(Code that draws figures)
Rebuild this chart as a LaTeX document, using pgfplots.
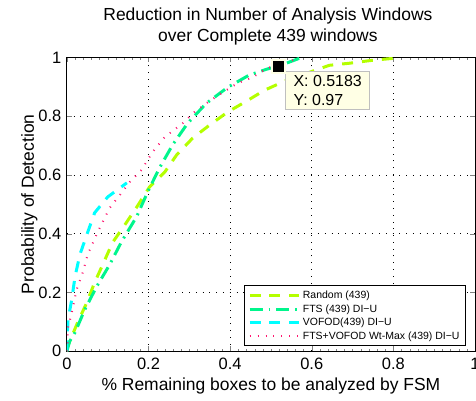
\documentclass[border=0pt]{standalone}
\usepackage{fontspec}
\setmainfont{Liberation Sans}
\usepackage{pgfplots}
\pgfplotsset{compat=1.18}

\definecolor{cRandom}{RGB}{180,255,0}
\definecolor{cFTS}{RGB}{0,245,140}
\definecolor{cVOFOD}{RGB}{0,255,255}
\definecolor{cBoth}{RGB}{255,20,110}
\definecolor{tipbg}{RGB}{255,255,229}

\begin{document}
\begin{tikzpicture}
\begin{axis}[
    name=main,
    at={(0,0)}, anchor=origin,
    scale only axis,
    width=409pt, height=294.5pt,
    xmin=0, xmax=1, ymin=0, ymax=1,
    xtick={0,0.2,0.4,0.6,0.8,1},
    ytick={0,0.2,0.4,0.6,0.8,1},
    minor x tick num=9,
    tick align=inside,
    major tick length=5pt,
    minor tick length=2.5pt,
    xticklabel style={/pgf/number format/fixed, yshift=-3pt},
    yticklabel style={/pgf/number format/fixed, xshift=-2pt},
    /pgf/number format/assume math mode=true,
    tick label style={font=\fontsize{16.5}{16.5}\selectfont},
    grid=major,
    major grid style={black, line width=0.8pt, dash pattern=on 0.8pt off 6pt},
    axis line style={black, line width=1pt},
    title={Reduction in Number of Analysis Windows\\over Complete 439 windows},
    title style={font=\fontsize{17.5}{21}\selectfont, align=center, yshift=3pt, xshift=-3pt},
    xlabel={\% Remaining boxes to be analyzed by FSM},
    ylabel={Probability of Detection},
    label style={font=\fontsize{17.5}{17.5}\selectfont},
    xlabel style={yshift=-2pt},
    ylabel style={yshift=-6pt},
    legend style={at={(0.978,0.017)}, anchor=south east,
        font=\fontsize{10.5}{10.5}\selectfont,
        draw=black, line width=1pt, row sep=0.5pt,
        inner xsep=4pt, inner ysep=3pt},
    legend cell align=left,
    legend image code/.code={\draw[#1] (0pt,0pt) -- (50pt,0pt);},
]
\addplot[cRandom, line width=3pt, dash pattern=on 11pt off 9pt] coordinates {
(0,0) (0.002,0.017) (0.027,0.10) (0.049,0.166) (0.068,0.234) (0.088,0.295)
(0.112,0.37) (0.142,0.43) (0.171,0.49) (0.203,0.56) (0.24,0.61) (0.269,0.668)
(0.308,0.725) (0.35,0.77) (0.394,0.814) (0.44,0.851) (0.484,0.888) (0.538,0.922)
(0.594,0.949) (0.643,0.973) (0.692,0.98) (0.748,0.99) (0.802,0.997)
};
\addlegendentry{Random (439)}

\addplot[cFTS, line width=3pt, dash pattern=on 13pt off 6pt on 2pt off 6pt] coordinates {
(0,0) (0.007,0.034) (0.02,0.064) (0.044,0.142) (0.073,0.22) (0.105,0.295)
(0.134,0.373) (0.171,0.458) (0.198,0.542) (0.227,0.624) (0.259,0.702)
(0.296,0.776) (0.342,0.844) (0.394,0.898) (0.447,0.94) (0.49,0.96)
(0.5183,0.97) (0.57,0.997)
};
\addlegendentry{FTS (439) DI−U}

\addplot[cVOFOD, line width=3pt, dash pattern=on 11pt off 9pt] coordinates {
(0,0) (0.0,0.03) (0.003,0.108) (0.012,0.176) (0.02,0.254) (0.032,0.329)
(0.049,0.397) (0.068,0.471) (0.1,0.525) (0.147,0.573)
};
\addlegendentry{VOFOD(439) DI−U}

\addplot[cBoth, line width=2pt, dash pattern=on 1pt off 7pt] coordinates {
(0,0) (0.002,0.014) (0.002,0.075) (0.012,0.132) (0.024,0.21) (0.039,0.268)
(0.051,0.329) (0.076,0.407) (0.105,0.488) (0.13,0.532) (0.154,0.576)
(0.183,0.617) (0.21,0.678) (0.24,0.729) (0.284,0.776) (0.313,0.814)
(0.345,0.847) (0.379,0.878) (0.418,0.912) (0.455,0.932) (0.491,0.963)
(0.553,0.99) (0.57,0.997)
};
\addlegendentry{FTS+VOFOD Wt-Max (439) DI−U}

% data tip
\addplot[only marks, mark=square*, mark size=6.5pt,
    mark options={fill=black, draw=tipbg, line width=2pt}, forget plot]
    coordinates {(0.5183,0.97)};
\node[anchor=north west, fill=tipbg, draw=black!25, line width=0.8pt,
    align=left, inner xsep=5pt, inner ysep=4pt,
    font=\fontsize{16}{19}\selectfont, minimum width=84pt]
    at ([xshift=7pt,yshift=-5pt]axis cs:0.5183,0.97) {X: 0.5183\\Y: 0.97};
\end{axis}
\pgfresetboundingbox
\path[use as bounding box] (-67pt,-49pt) rectangle (410pt,352pt);
\end{tikzpicture}
\end{document}
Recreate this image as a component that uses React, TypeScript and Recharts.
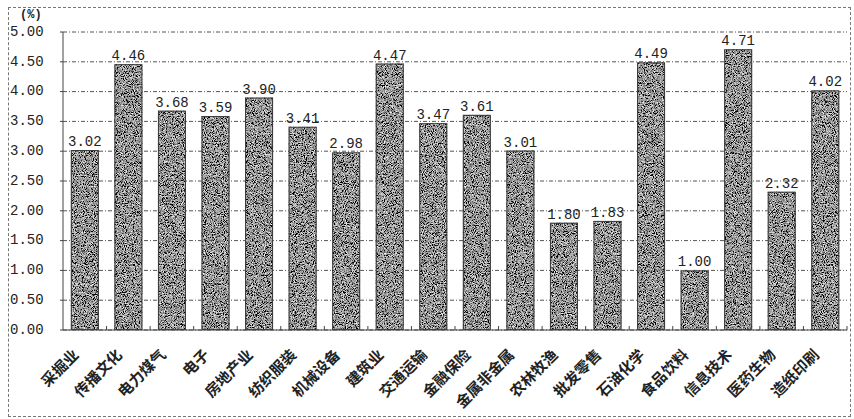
import React from 'react';
import { BarChart, Bar, XAxis, YAxis, CartesianGrid, LabelList } from 'recharts';

const categories = [
  '采掘业', '传播文化', '电力煤气', '电子', '房地产业', '纺织服装', '机械设备', '建筑业', '交通运输',
  '金融保险', '金属非金属', '农林牧渔', '批发零售', '石油化学', '食品饮料', '信息技术', '医药生物', '造纸印刷',
];
const values = [3.02, 4.46, 3.68, 3.59, 3.9, 3.41, 2.98, 4.47, 3.47, 3.61, 3.01, 1.8, 1.83, 4.49, 1.0, 4.71, 2.32, 4.02];
const yTicks = [0, 0.5, 1, 1.5, 2, 2.5, 3, 3.5, 4, 4.5, 5];

const data = categories.map((name, i) => ({ name, value: values[i] }));

const W = 854;
const H = 419;
const PLOT_LEFT = 63;
const PLOT_RIGHT = 847;
const PLOT_BOTTOM = 330;
const BAND = (PLOT_RIGHT - PLOT_LEFT) / categories.length;
const mono = '"Liberation Mono", "DejaVu Sans Mono", monospace';
const cjk = '"Noto Sans CJK SC", sans-serif';

function GrainBar(props: any) {
  const { x, y, width, height } = props;
  if (!height || height <= 0) return null;
  return (
    <g>
      <rect x={x} y={y} width={width} height={height} fill="#777" filter="url(#grain)" />
      <rect x={x + 0.5} y={y + 0.5} width={width - 1} height={height - 1} fill="none" stroke="#3a3a3a" strokeWidth={1} />
    </g>
  );
}

function XTick(props: any) {
  const { x, payload } = props;
  const ax = x - 8;
  const ay = PLOT_BOTTOM + 23;
  return (
    <g>
      <line x1={x + BAND / 2} y1={PLOT_BOTTOM} x2={x + BAND / 2} y2={PLOT_BOTTOM - 4} stroke="#444" />
      <text
        x={ax}
        y={ay}
        transform={`rotate(-45, ${ax}, ${ay})`}
        textAnchor="end"
        dominantBaseline="middle"
        fontFamily={cjk}
        fontWeight={700}
        fontSize={15}
        fill="#222"
      >
        {payload.value}
      </text>
    </g>
  );
}

function YTick(props: any) {
  const { y, payload } = props;
  return (
    <text x={10} y={y} dominantBaseline="middle" fontFamily={mono} fontSize={14} fill="#222">
      {Number(payload.value).toFixed(2)}
    </text>
  );
}

export default function App() {
  return (
    <div style={{ position: 'absolute', left: 0, top: 0, width: W, height: H, background: '#fff' }}>
      <div
        style={{
          position: 'absolute',
          left: 8,
          top: 7,
          width: 841,
          height: 408,
          border: '1px dashed #777',
        }}
      />
      <div
        style={{
          position: 'absolute',
          left: 20,
          top: 8,
          fontFamily: mono,
          fontSize: 12,
          fontWeight: 700,
          color: '#222',
        }}
      >
        (%)
      </div>
      <BarChart
        width={W}
        height={H}
        data={data}
        margin={{ top: 32, right: W - PLOT_RIGHT, left: 8, bottom: H - PLOT_BOTTOM - 80 }}
        barCategoryGap="18%"
        style={{ position: 'absolute', left: 0, top: 0 }}
      >
        <defs>
          <filter id="grain" x="0" y="0" width="100%" height="100%">
            <feTurbulence type="fractalNoise" baseFrequency="1.1" numOctaves={2} seed={4} result="noise" />
            <feColorMatrix in="noise" type="saturate" values="0" result="gray" />
            <feComponentTransfer in="gray" result="contrast">
              <feFuncR type="linear" slope={2.8} intercept={-1.1} />
              <feFuncG type="linear" slope={2.8} intercept={-1.1} />
              <feFuncB type="linear" slope={2.8} intercept={-1.1} />
              <feFuncA type="linear" slope={0} intercept={1} />
            </feComponentTransfer>
            <feComposite in="contrast" in2="SourceGraphic" operator="in" />
          </filter>
        </defs>
        <CartesianGrid vertical={false} stroke="#555" strokeDasharray="4 2 1 2" />
        <XAxis
          dataKey="name"
          interval={0}
          height={80}
          tickLine={false}
          axisLine={{ stroke: '#444' }}
          tick={<XTick />}
        />
        <YAxis
          domain={[0, 5]}
          ticks={yTicks}
          width={55}
          interval={0}
          axisLine={{ stroke: '#444' }}
          tickLine={{ stroke: '#444' }}
          tickSize={3}
          tick={<YTick />}
        />
        <Bar dataKey="value" isAnimationActive={false} shape={<GrainBar />}>
          <LabelList
            dataKey="value"
            position="top"
            offset={4}
            formatter={(v: any) => Number(v).toFixed(2)}
            style={{ fontFamily: mono, fontSize: 14, fill: '#222' }}
          />
        </Bar>
      </BarChart>
    </div>
  );
}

• _Aim of the exercise_
Go to the line that contains "Recreate this image" and copy from there down to the line that contains "YAxis, CartesianGrid, LabelList", with both lines included. Pass over the pictures.

• _The solution_
Recreate this image as a component that uses React, TypeScript and Recharts.
import React from 'react';
import { BarChart, Bar, XAxis, YAxis, CartesianGrid, LabelList } from 'recharts';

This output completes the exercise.